Again it rises flapping doeks and scarves,
banging casements, matrons, widows, wives...
whistling through cracks, keyholes, while it carves
that look in daddy’s eyes. Run for your lives.
The clouds ascend, the firmament blows blue,
the rising wind lifts skirts and lashes hair –
what’s true is false, my child, what’s false is true –
the white sheets shaking, raking underwear.
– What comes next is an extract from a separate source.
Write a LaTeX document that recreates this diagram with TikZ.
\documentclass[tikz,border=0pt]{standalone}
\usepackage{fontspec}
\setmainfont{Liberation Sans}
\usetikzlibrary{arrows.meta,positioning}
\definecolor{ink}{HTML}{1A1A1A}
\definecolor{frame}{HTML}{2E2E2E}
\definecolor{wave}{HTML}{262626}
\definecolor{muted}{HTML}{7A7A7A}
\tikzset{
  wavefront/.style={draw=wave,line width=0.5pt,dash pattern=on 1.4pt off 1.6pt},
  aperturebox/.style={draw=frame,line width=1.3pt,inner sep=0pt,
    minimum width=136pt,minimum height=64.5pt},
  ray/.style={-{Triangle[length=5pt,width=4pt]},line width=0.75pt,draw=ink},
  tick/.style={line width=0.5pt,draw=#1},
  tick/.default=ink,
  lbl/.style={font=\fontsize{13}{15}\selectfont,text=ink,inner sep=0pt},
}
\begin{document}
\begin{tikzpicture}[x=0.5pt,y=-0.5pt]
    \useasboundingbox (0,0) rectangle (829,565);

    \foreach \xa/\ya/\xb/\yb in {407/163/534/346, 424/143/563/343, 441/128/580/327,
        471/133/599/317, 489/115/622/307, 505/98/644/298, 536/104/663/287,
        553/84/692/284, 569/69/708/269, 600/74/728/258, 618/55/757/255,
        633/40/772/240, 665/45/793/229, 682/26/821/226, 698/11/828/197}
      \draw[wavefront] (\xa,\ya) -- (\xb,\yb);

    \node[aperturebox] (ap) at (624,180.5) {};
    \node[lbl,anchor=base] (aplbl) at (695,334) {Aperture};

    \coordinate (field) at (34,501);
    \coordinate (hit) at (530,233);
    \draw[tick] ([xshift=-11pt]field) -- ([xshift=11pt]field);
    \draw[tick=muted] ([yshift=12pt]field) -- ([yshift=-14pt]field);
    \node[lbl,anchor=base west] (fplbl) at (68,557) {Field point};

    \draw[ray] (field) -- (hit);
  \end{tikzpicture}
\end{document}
Behaving-badly-winds will not subside
till you, my dears, commit tyrannicide.
This kind of observation is, for some in the decolonising camp, hard to stomach, coming from a white “settler” – a word Eppel still uses to describe his status in Zimbabwe. But he seems to have reached a point in his life where he is defiant about this, as in “A Settler’s Taunt”:
You can deny me
my birth status but
you cannot deny
me my death status:
death will fix me in
the soil forever.
Eppel knows – and as this collection shows – he has written with a wry humanity about members of all sectors of Zimbabwean society, has sent up the pretensions of all groups, not least his own – and not least himself: he is willingly satirical about his own “will-to-form”, for example. He has, in some exemplary ways, transcended a narrow ‘settler-dom’.
It is impossible here to really exemplify the full richness and variety of this collection, which at times shows off Eppel at the height of his humane powers, at other points descends unabashedly into bathos and brief whimsies. It is substantial, at over 80 pages, and as welcome on the subcontinent as anything Eppel has ever written.